We are coming out with an exciting ambient range that can sit in physical presences like shops and nurseries that lets people know about us and come to our site and navigate them to a subscription.

In terms of the DTC landscape, what do you think will happen in the next 2 years? How can brands futureproof themselves?

The DTC world has generated a lot of excitement. Many people bought stuff to experience the DTC thing, especially when we were in lockdown. But ultimately, consumers are becoming a lot more savvy in terms of what they're getting and why they’re getting it. Going into economic uncertainty, consumers will question why they should part with their money for your DTC brand.

The brand purpose is going to be crucial. People have to really buy into what you're doing, but they also want to be a part of it, not just buy a one-off product. We’ve seen other brands in our industry come up with products, but there's no stickiness. There's no reason to come back or search again on Google. 

Buying into the brand community, the ecosystem and affinity with a brand is so important. For the next couple of years, brands that survive will have to really justify why your product or service adds value to your life. Not just like a nice add on. 

We’ve provided a lot of free resources and this has to be communicated more through a brand's messaging and the customer experience. Really thinking about the whole journey that the customers are going through. It's not just ‘here's a product by a new brand - so much goes on behind the scenes.

What advice would you give to DTC brands?

Take your time to really understand what your purpose is, what your mission is and what you're actually trying to achieve. Really get to know your first 100 customers, call them up. Go meet them once a while. Truly understand what you're helping them with and understand every aspect of their life - who they're following, what they do, what kind of problems they experience in their life. Then, iterate this in your product. 

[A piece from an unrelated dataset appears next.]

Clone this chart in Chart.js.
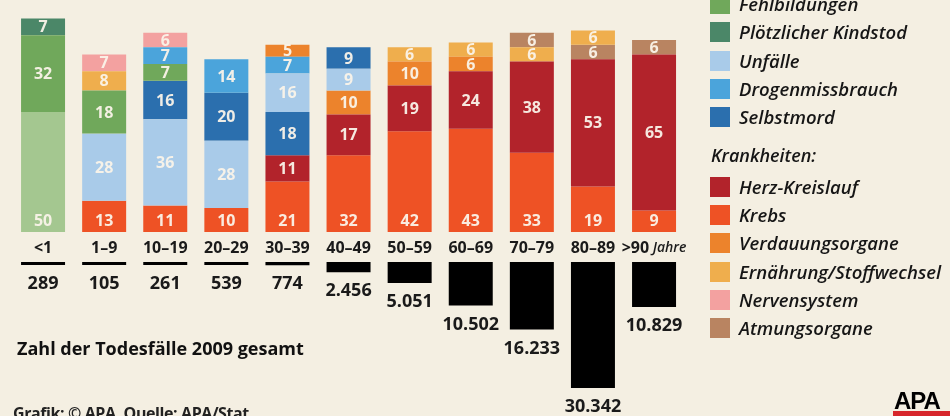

Don't be so naive to think ‘this is the product, everyone's gonna like it’. Your product is going to evolve and change. It's about the founder. It's about the category. It's not about the initial product. That initial product is going to change. And then also, just really think about that whole holistic customer experience. Why would someone come back? If your product is just a one-time thing, you have to have extremely high margins to justify doing that.

Finally, which DTC brands do you look up to?

1. All Plants. What they have built, defining a category and ultimately a movement inspired us so much. We of course had a product to start with that was selling very quickly but we knew that was not enough if we wanted to build something significant that would change lives. The way they helped build the mass plant-based movement in the UK and became a very successful subscription business gave us the confidence to go for it - they were one of the pioneers in the DTC food subscription world. JP is now an investor in us, so he believes in what we're doing in our own way.

 

2. Huel. The way they created a tribe of Hueligans and an amazing community by really adding a product into peoples lives that they needed is amazing. 

 

3. Heights - they created a whole new category in Braincare! And in two years doing over 5m of ARR. they are at the forefront of everything and constantly trying new approaches, building in public. There is no shame in failing as long as you try, learn something new and iterate.